# similar logarithm problem!

• Oct 2nd 2009, 02:07 PM
frozenflames
similar logarithm problem!
e^2x-7e^x+10

bit confused on how to find the x?
• Oct 2nd 2009, 02:53 PM
Jameson
Quote:

Originally Posted by frozenflames
e^2x-7e^x+10

bit confused on how to find the x?

This can't be solved because it doesn't equal anything. Also, use parentheses to avoid confusion.
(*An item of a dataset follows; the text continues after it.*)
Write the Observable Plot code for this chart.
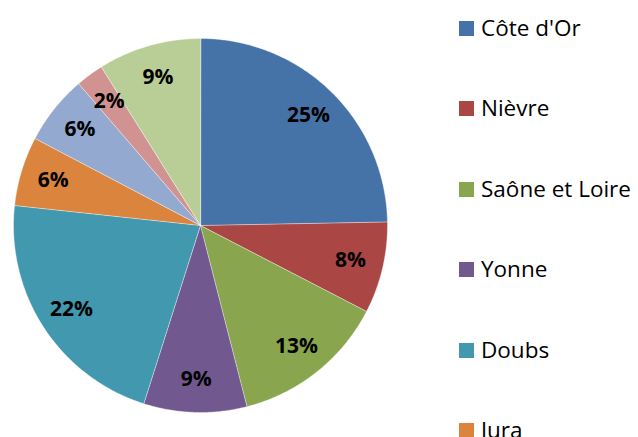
<!DOCTYPE html>
<html>
<head>
<meta charset="utf-8">
<script src="https://cdn.jsdelivr.net/npm/d3@7"></script>
<script src="https://cdn.jsdelivr.net/npm/@observablehq/plot@0.6"></script>
<style>
  html, body { margin: 0; padding: 0; background: #fff; overflow: hidden; width: 638px; height: 437px; }
  #wrap { position: relative; width: 638px; height: 437px; overflow: hidden; }
  #chart { position: absolute; left: 0; top: 0; }
  #legend { position: absolute; left: 459px; top: 0; font-family: "Open Sans", sans-serif; font-size: 22.5px; color: #000; }
  .item { position: absolute; left: 0; display: flex; align-items: center; height: 15px; white-space: nowrap; }
  .sw { width: 15px; height: 15px; margin-right: 7px; flex: none; }
  .lab { position: relative; top: -1px; }
</style>
</head>
<body>
<div id="wrap">
  <div id="chart"></div>
  <div id="legend"></div>
</div>
<script>
// Data
const departements = ["Côte d'Or", "Nièvre", "Saône et Loire", "Yonne", "Doubs", "Jura", "Haute Saône", "Territoire de Belfort", "Autres"];
const parts = [24.7, 7.9, 13.4, 8.9, 21.8, 6.0, 6.0, 2.4, 8.9];
const couleurs = ["#4572A7", "#AA4644", "#89A54E", "#71588F", "#4198AF", "#DB843D", "#93A9CF", "#D19392", "#B9CD96"];

const R = 187;        // pie radius (in px units of the scales)
const labelR = 154;   // label radius

const data = departements.map((name, i) => ({name, value: parts[i]}));
const total = d3.sum(parts);
const arcs = d3.pie().sort(null).value(d => d.value).startAngle(0).endAngle(2 * Math.PI)(data);

// polygon points for each slice
const pts = [];
for (const a of arcs) {
  const name = a.data.name;
  pts.push({name, x: 0, y: 0});
  const n = Math.max(2, Math.ceil((a.endAngle - a.startAngle) / (Math.PI / 360)));
  for (let k = 0; k <= n; k++) {
    const t = a.startAngle + (a.endAngle - a.startAngle) * k / n;
    pts.push({name, x: R * Math.sin(t), y: R * Math.cos(t)});
  }
}
const labels = arcs.map(a => {
  const m = (a.startAngle + a.endAngle) / 2;
  return {name: a.data.name, x: labelR * Math.sin(m), y: labelR * Math.cos(m), text: Math.round(a.data.value / total * 100) + "%"};
});

const plot = Plot.plot({
  width: 420,
  height: 437,
  margin: 0,
  x: {domain: [-200, 220], axis: null},
  y: {domain: [-212, 225], axis: null},
  color: {domain: departements, range: couleurs},
  style: {background: "transparent"},
  marks: [
    Plot.line(pts, {x: "x", y: "y", z: "name", fill: "name", stroke: "#ffffff", strokeWidth: 0.6, strokeOpacity: 0.7, curve: "linear-closed"}),
    Plot.text(labels, {x: "x", y: "y", text: "text", fill: "#000", fontSize: 21, fontWeight: "bold", fontFamily: "Open Sans", textAnchor: "middle"})
  ]
});
document.getElementById("chart").appendChild(plot);

// Legend
const legend = document.getElementById("legend");
departements.forEach((name, i) => {
  const item = document.createElement("div");
  item.className = "item";
  item.style.top = (21 + i * 80.4) + "px";
  const sw = document.createElement("span");
  sw.className = "sw";
  sw.style.background = couleurs[i];
  const lab = document.createElement("span");
  lab.className = "lab";
  lab.textContent = name;
  item.appendChild(sw);
  item.appendChild(lab);
  legend.appendChild(item);
});
</script>
</body>
</html>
You could mean e^(2)*x or e^(2x).
• Oct 2nd 2009, 02:53 PM
pickslides
$\displaystyle e^{2x}-7e^x+10=0$

$\displaystyle (e^{x})^2-7e^x+10=0$

Lets make $\displaystyle e^{x} = a$

Now we have

$\displaystyle a^2-7a+10=0$

which can be factored as follows

$\displaystyle (a-5)(a-2)=0$

by the null factor law

$\displaystyle a=2,5$

and bring our original unknown back into the picture

$\displaystyle e^x=2,5$

$\displaystyle x=\ln(2),\ln(5)$

Does this make sense?
• Oct 2nd 2009, 02:57 PM
pickslides
Thanks Jameson, my solution only assumes the expression is equal to zero.
• Oct 2nd 2009, 02:59 PM
frozenflames
okay, that makes a lot of sense so there are two answers technically and I forgot to take the ln of the 2 and 5. that is where i was going wrong..thanks so much!
• Oct 2nd 2009, 03:13 PM
Jameson
Quote:

Originally Posted by pickslides
Thanks Jameson, my solution only assumes the expression is equal to zero.

Given the way the problem worked out, it seems that was a good assumption. It's just not good to see people solve for things that can't be solved.